Un palíndromo fue la piedra de toque inicial de mi amistad con Luis Eduardo Aute.
Yo solía escuchar sus canciones en mis largos recorridos de Las Cruces, Nuevo México, a Gómez Palacio, Durango, donde impartía un taller literario.
Era el amanecer del siglo XXI. Escuchábamos mi Lety yo Rojo sobre negro, Con un beso por fusil, Sin tu latido, Las cuatro y diez o Al alba.
Aute era un referente en nuestra educación sentimental; por eso, cuando vivía en Madrid, le pedí las coordenadas postales del cantautor a Luis Alberto de Cuenca, entonces Secretario de Cultura.
Me envió la dirección madrileña de Aute, en la calle Jorge Juan, y yo le hice llegar el palíndromo "Aute prepara cara perpetua".

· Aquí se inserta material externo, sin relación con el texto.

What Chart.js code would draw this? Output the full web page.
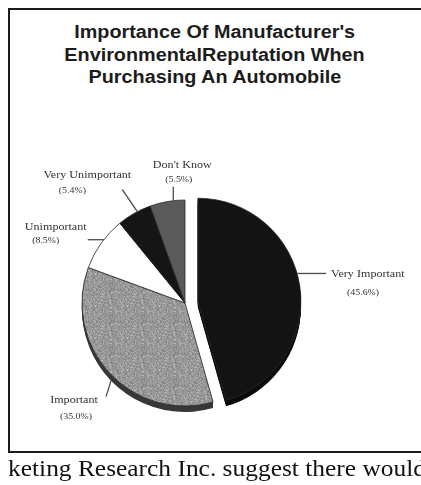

En el arco temporal de una semana recibí una postal de Aute agradeciéndome el palíndromo e invitándome a departir en su casa, una casa donde los elefantitos con trompa enhiesta, símbolo de la buena suerte, son abundantes, omnipresentes.
En esa casa nos emborrachamos con una botella de tequila Jimador (que Aute creía estupenda). Recuerdo que el amarradito, tequila en alternancia con cerveza, se le daba muy bien a Luis Eduardo.
Hablamos de palíndromos, canciones y, sobre todo, de la urgente necesidad de crear en México una Oficina de Atención al Narcotráfico que pensábamos contribuiría a amainar la incontrolable violencia en nuestro país.
Pasó el tiempo y, diría el clásico, pasó un águila sobre el mar. Invité a Aute a México y presentó uno de sus libros en la Universidad Iberoamericana, Ciudad de México.